Saturday, 8 March 2014

The EMI Record Sleeves - The 78rpm Years - Part 3

The third and final (well at least for the foreseeable!) part of this trilogy of articles about EMI record sleeves for 10" 78 rpm records, this covers the one-offs and anomalies and special sleeves.

His Master's Voice produced many variants of this promotional sleeve. This one features the popular film actors Nelson Eddy and Jeanette MacDonald who appeared in several operetta-based films together for MGM. Nelson Eddy (1901-1967) was noticed by Louis B Mayer's assistant at a concert in which he (Eddy) played 18 encores. Just as an aside, when I am onstage with Creeping Bentgrass we often take 18 encores. Audiences hate that...!

His career lasted his lifetime. Although the movies dried up, he had a nightclub act during the 1950 and 60s and remarked to a journalist "I'll go on singing until I drop..." He got his wish, having a stroke onstage.

Jeanette MacDonald (1903-1965) was on stage from the early age of six and made eight films with Nelson Eddy, together becoming known as America's Singing Sweethearts - despite both being married to other people. She was immensely popular, earning $4000 a week in 1934 whilst making the film The Cat and The Fiddle. Incidentally, her elder sister was Blossom Rock who was best known as Grandmama Addams from TV's The Addams Family.

The reverse of the record sleeve advertises His Master's Voice record albums. In the 78 rpm era an "album" was more a collection of separate discs than a single multiple-track record as it was not yet possible to put multiple tracks on a record.

A variant of the same type of promotional sleeve, this one features Paderewski the Polish pianist and composer and (I kid you not) Prime Minister. After a brilliant career from 1887 in music, he was instrumental in setting up Poland as an independent country and was Prime Minister for a year in 1919, also acting as Minister for Foreign Affairs, followed by returning to his musical career. In 1939 he became Chief of the National Council of Poland, which office he held until his death in 1941 at the age of 80.

On the reverse of this sleeve is an advertisement for the His Master's Voice Radio-Gramophone Model 521 about which it says: "This radio-gramophone will alter entirely your previous conception of Radio and Gramophone reproduction".

A Columbia record sleeve featuring a painting of a violinist giving it his all whilst an angel hovers over his shoulder, pointing out his mistakes.

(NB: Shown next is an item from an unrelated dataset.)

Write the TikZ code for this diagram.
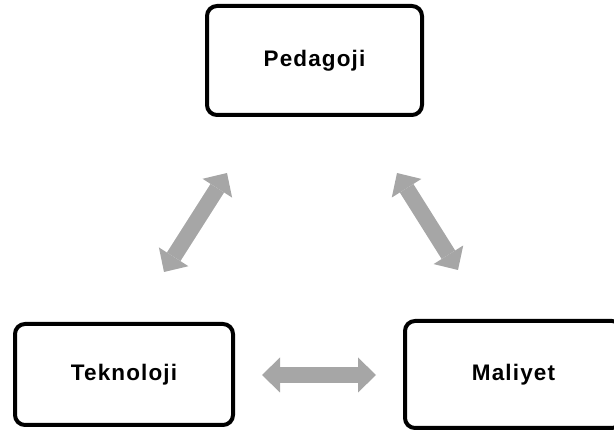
\documentclass[tikz,border=0pt]{standalone}
\usepackage{fontspec}
\setmainfont{Liberation Sans}
\newfontfamily\boxfont{Liberation Sans}[LetterSpace=5]
\usetikzlibrary{arrows.meta}
\definecolor{arrowgray}{RGB}{166,166,166}
\tikzset{
  box/.style={draw=black, line width=4pt, rounded corners=10pt, fill=white,
    font=\boxfont\bfseries\fontsize{22.5}{27}\selectfont, inner sep=0pt},
  bigarrow/.style={draw=arrowgray, line width=16pt,
    {Triangle[length=18pt,width=35pt,line width=0pt]}-{Triangle[length=18pt,width=35pt,line width=0pt]}}
}
\begin{document}
\begin{tikzpicture}[x=1pt,y=-1pt]
\useasboundingbox (0,0) rectangle (614,438);
\clip (0,0) rectangle (614,438);
\node[box, minimum width=215pt, minimum height=109pt] (ped) at (314.5,60.5) {Pedagoji};
\node[box, minimum width=218pt, minimum height=101pt] (tek) at (124,374.5) {Teknoloji};
\node[box, minimum width=217pt, minimum height=107pt] (mal) at (513.5,374.5) {Maliyet};
\coordinate (l1) at (164,272);
\coordinate (l2) at (227,173);
\coordinate (r1) at (397,173);
\coordinate (r2) at (458,270);
\coordinate (h1) at (262,375);
\coordinate (h2) at (376,375);
\draw[bigarrow] (l1) -- (l2);
\draw[bigarrow] (r1) -- (r2);
\draw[bigarrow] (h1) -- (h2);
\end{tikzpicture}
\end{document}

Taken from a painting called "Inspiration" by artist Bernard Partridge it is reproduced in a dark blue monochrome.

And we'll finish this time with the Parlophone Scottish record sleeve which was used for Scottish artists such as Jimmy Shand. This contains a record from my parents' collection, Jimmy Shand and His Band playing Donaree. His best known record was The Veleta coupled with Bluebell Polka which is one of those tunes that you can't remember until you hear it and then it sets off an ear worm and you can't get it out of your head for weeks! Jimmy Shand was a Scottish accordion-playing tour-de-force and was knighted for his services to music. Legend has it that some of the reels and tunes originated from deep within fairy mounds... Could explain the ear worm!